■ Material provided:
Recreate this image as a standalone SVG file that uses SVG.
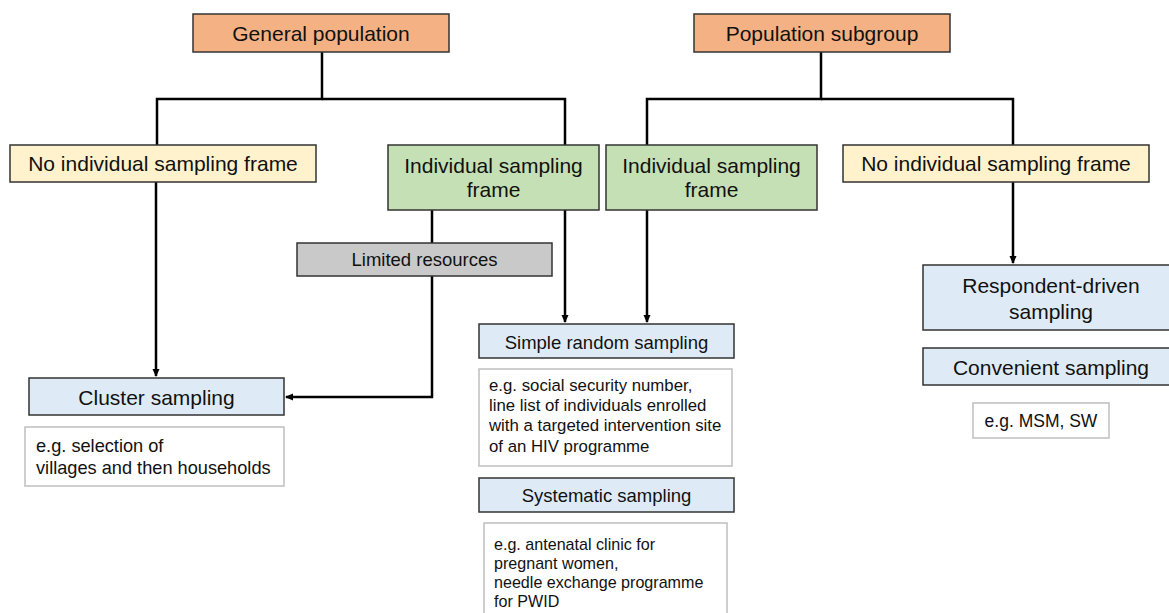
<svg xmlns="http://www.w3.org/2000/svg" width="1169" height="613" viewBox="0 0 1169 613">
<defs>
<style>
.box{stroke:#333333;stroke-width:1.5}
.ora{fill:#F4B183}
.yel{fill:#FFF2CC}
.grn{fill:#C5E0B4}
.gry{fill:#C9C9C9}
.blu{fill:#DEEBF7}
.ex{fill:#FFFFFF;stroke:#BFBFBF;stroke-width:1.5}
text{font-family:"Liberation Sans",Arial,sans-serif;fill:#111111}
.t21{font-size:21px;text-anchor:middle}
.t185{font-size:18.5px;text-anchor:middle}
.e18{font-size:18.2px}
.e17{font-size:16.8px}
.e16{font-size:16.1px}
.c{fill:none;stroke:#000000;stroke-width:2.5}
</style>
<marker id="arr" markerWidth="8" markerHeight="8" refX="7" refY="4" orient="auto" markerUnits="userSpaceOnUse">
<path d="M0,0.5 L8,4 L0,7.5 Z" fill="#000000"/>
</marker>
</defs>
<rect width="1169" height="613" fill="#FFFFFF"/>

<g id="connectors">
<path class="c" d="M322,52 V99 H157 V145"/>
<path class="c" d="M322,99 H565 V145"/>
<path class="c" d="M821,52 V99 H647 V145"/>
<path class="c" d="M821,99 H1013 V145"/>
<path class="c" d="M156,182 V376" marker-end="url(#arr)"/>
<path class="c" d="M432,210 V243"/>
<path class="c" d="M432,276 V397 H286" marker-end="url(#arr)"/>
<path class="c" d="M565,210 V322" marker-end="url(#arr)"/>
<path class="c" d="M647,210 V322" marker-end="url(#arr)"/>
<path class="c" d="M1013,182 V263" marker-end="url(#arr)"/>
</g>

<g id="general-population">
<rect class="box ora" x="193" y="14" width="256" height="38"/>
<text class="t21" x="321" y="40.5">General population</text>
</g>
<g id="population-subgroup">
<rect class="box ora" x="694" y="14" width="256" height="38"/>
<text class="t21" x="822" y="40.5">Population subgroup</text>
</g>

<g id="no-frame-left">
<rect class="box yel" x="10" y="145" width="306" height="37"/>
<text class="t21" x="163" y="171">No individual sampling frame</text>
</g>
<g id="frame-left">
<rect class="box grn" x="388" y="145" width="211" height="65"/>
<text class="t21" x="493.5" y="173">Individual sampling</text>
<text class="t21" x="493.5" y="197">frame</text>
</g>
<g id="frame-right">
<rect class="box grn" x="606" y="145" width="211" height="65"/>
<text class="t21" x="711.5" y="173">Individual sampling</text>
<text class="t21" x="711.5" y="197">frame</text>
</g>
<g id="no-frame-right">
<rect class="box yel" x="843" y="145" width="306" height="37"/>
<text class="t21" x="996" y="171">No individual sampling frame</text>
</g>

<g id="limited-resources">
<rect class="box gry" x="297" y="243" width="255" height="33"/>
<text class="t185" x="424.5" y="266">Limited resources</text>
</g>

<g id="cluster-sampling">
<rect class="box blu" x="29" y="378" width="255" height="37"/>
<text class="t21" x="156.5" y="405">Cluster sampling</text>
</g>
<g id="cluster-example">
<rect class="ex" x="25" y="427" width="259" height="59"/>
<text class="e18" x="36" y="452">e.g. selection of</text>
<text class="e18" x="36" y="473.5">villages and then households</text>
</g>

<g id="simple-random-sampling">
<rect class="box blu" x="479" y="324" width="255" height="34"/>
<text class="t185" x="606.5" y="348.5">Simple random sampling</text>
</g>
<g id="simple-random-example">
<rect class="ex" x="479" y="369" width="253" height="97"/>
<text class="e17" x="489" y="391">e.g. social security number,</text>
<text class="e17" x="489" y="411">line list of individuals enrolled</text>
<text class="e17" x="489" y="431">with a targeted intervention site</text>
<text class="e17" x="489" y="452">of an HIV programme</text>
</g>

<g id="systematic-sampling">
<rect class="box blu" x="479" y="478" width="255" height="34"/>
<text class="t185" x="606.5" y="501.5">Systematic sampling</text>
</g>
<g id="systematic-example">
<rect class="ex" x="484" y="523" width="243" height="100"/>
<text class="e16" x="494" y="550">e.g. antenatal clinic for</text>
<text class="e16" x="494" y="569">pregnant women,</text>
<text class="e16" x="494" y="588">needle exchange programme</text>
<text class="e16" x="494" y="607">for PWID</text>
</g>

<g id="respondent-driven-sampling">
<rect class="box blu" x="923" y="265" width="256" height="65"/>
<text class="t21" x="1051" y="293">Respondent-driven</text>
<text class="t21" x="1051" y="318.5">sampling</text>
</g>
<g id="convenient-sampling">
<rect class="box blu" x="923" y="348" width="256" height="37"/>
<text class="t21" x="1051" y="375">Convenient sampling</text>
</g>
<g id="convenient-example">
<rect class="ex" x="973" y="403" width="136" height="35"/>
<text x="1041" y="426.5" style="font-size:17.5px;text-anchor:middle">e.g. MSM, SW</text>
</g>
</svg>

■ Given instruction:
Copy the data exactly. Any picture it contains is to be omitted.

■ Correct response:
Recreate this image as a standalone SVG file that uses SVG.
<svg xmlns="http://www.w3.org/2000/svg" width="1169" height="613" viewBox="0 0 1169 613">
<defs>
<style>
.box{stroke:#333333;stroke-width:1.5}
.ora{fill:#F4B183}
.yel{fill:#FFF2CC}
.grn{fill:#C5E0B4}
.gry{fill:#C9C9C9}
.blu{fill:#DEEBF7}
.ex{fill:#FFFFFF;stroke:#BFBFBF;stroke-width:1.5}
text{font-family:"Liberation Sans",Arial,sans-serif;fill:#111111}
.t21{font-size:21px;text-anchor:middle}
.t185{font-size:18.5px;text-anchor:middle}
.e18{font-size:18.2px}
.e17{font-size:16.8px}
.e16{font-size:16.1px}
.c{fill:none;stroke:#000000;stroke-width:2.5}
</style>
<marker id="arr" markerWidth="8" markerHeight="8" refX="7" refY="4" orient="auto" markerUnits="userSpaceOnUse">
<path d="M0,0.5 L8,4 L0,7.5 Z" fill="#000000"/>
</marker>
</defs>
<rect width="1169" height="613" fill="#FFFFFF"/>

<g id="connectors">
<path class="c" d="M322,52 V99 H157 V145"/>
<path class="c" d="M322,99 H565 V145"/>
<path class="c" d="M821,52 V99 H647 V145"/>
<path class="c" d="M821,99 H1013 V145"/>
<path class="c" d="M156,182 V376" marker-end="url(#arr)"/>
<path class="c" d="M432,210 V243"/>
<path class="c" d="M432,276 V397 H286" marker-end="url(#arr)"/>
<path class="c" d="M565,210 V322" marker-end="url(#arr)"/>
<path class="c" d="M647,210 V322" marker-end="url(#arr)"/>
<path class="c" d="M1013,182 V263" marker-end="url(#arr)"/>
</g>

<g id="general-population">
<rect class="box ora" x="193" y="14" width="256" height="38"/>
<text class="t21" x="321" y="40.5">General population</text>
</g>
<g id="population-subgroup">
<rect class="box ora" x="694" y="14" width="256" height="38"/>
<text class="t21" x="822" y="40.5">Population subgroup</text>
</g>

<g id="no-frame-left">
<rect class="box yel" x="10" y="145" width="306" height="37"/>
<text class="t21" x="163" y="171">No individual sampling frame</text>
</g>
<g id="frame-left">
<rect class="box grn" x="388" y="145" width="211" height="65"/>
<text class="t21" x="493.5" y="173">Individual sampling</text>
<text class="t21" x="493.5" y="197">frame</text>
</g>
<g id="frame-right">
<rect class="box grn" x="606" y="145" width="211" height="65"/>
<text class="t21" x="711.5" y="173">Individual sampling</text>
<text class="t21" x="711.5" y="197">frame</text>
</g>
<g id="no-frame-right">
<rect class="box yel" x="843" y="145" width="306" height="37"/>
<text class="t21" x="996" y="171">No individual sampling frame</text>
</g>

<g id="limited-resources">
<rect class="box gry" x="297" y="243" width="255" height="33"/>
<text class="t185" x="424.5" y="266">Limited resources</text>
</g>

<g id="cluster-sampling">
<rect class="box blu" x="29" y="378" width="255" height="37"/>
<text class="t21" x="156.5" y="405">Cluster sampling</text>
</g>
<g id="cluster-example">
<rect class="ex" x="25" y="427" width="259" height="59"/>
<text class="e18" x="36" y="452">e.g. selection of</text>
<text class="e18" x="36" y="473.5">villages and then households</text>
</g>

<g id="simple-random-sampling">
<rect class="box blu" x="479" y="324" width="255" height="34"/>
<text class="t185" x="606.5" y="348.5">Simple random sampling</text>
</g>
<g id="simple-random-example">
<rect class="ex" x="479" y="369" width="253" height="97"/>
<text class="e17" x="489" y="391">e.g. social security number,</text>
<text class="e17" x="489" y="411">line list of individuals enrolled</text>
<text class="e17" x="489" y="431">with a targeted intervention site</text>
<text class="e17" x="489" y="452">of an HIV programme</text>
</g>

<g id="systematic-sampling">
<rect class="box blu" x="479" y="478" width="255" height="34"/>
<text class="t185" x="606.5" y="501.5">Systematic sampling</text>
</g>
<g id="systematic-example">
<rect class="ex" x="484" y="523" width="243" height="100"/>
<text class="e16" x="494" y="550">e.g. antenatal clinic for</text>
<text class="e16" x="494" y="569">pregnant women,</text>
<text class="e16" x="494" y="588">needle exchange programme</text>
<text class="e16" x="494" y="607">for PWID</text>
</g>

<g id="respondent-driven-sampling">
<rect class="box blu" x="923" y="265" width="256" height="65"/>
<text class="t21" x="1051" y="293">Respondent-driven</text>
<text class="t21" x="1051" y="318.5">sampling</text>
</g>
<g id="convenient-sampling">
<rect class="box blu" x="923" y="348" width="256" height="37"/>
<text class="t21" x="1051" y="375">Convenient sampling</text>
</g>
<g id="convenient-example">
<rect class="ex" x="973" y="403" width="136" height="35"/>
<text x="1041" y="426.5" style="font-size:17.5px;text-anchor:middle">e.g. MSM, SW</text>
</g>
</svg>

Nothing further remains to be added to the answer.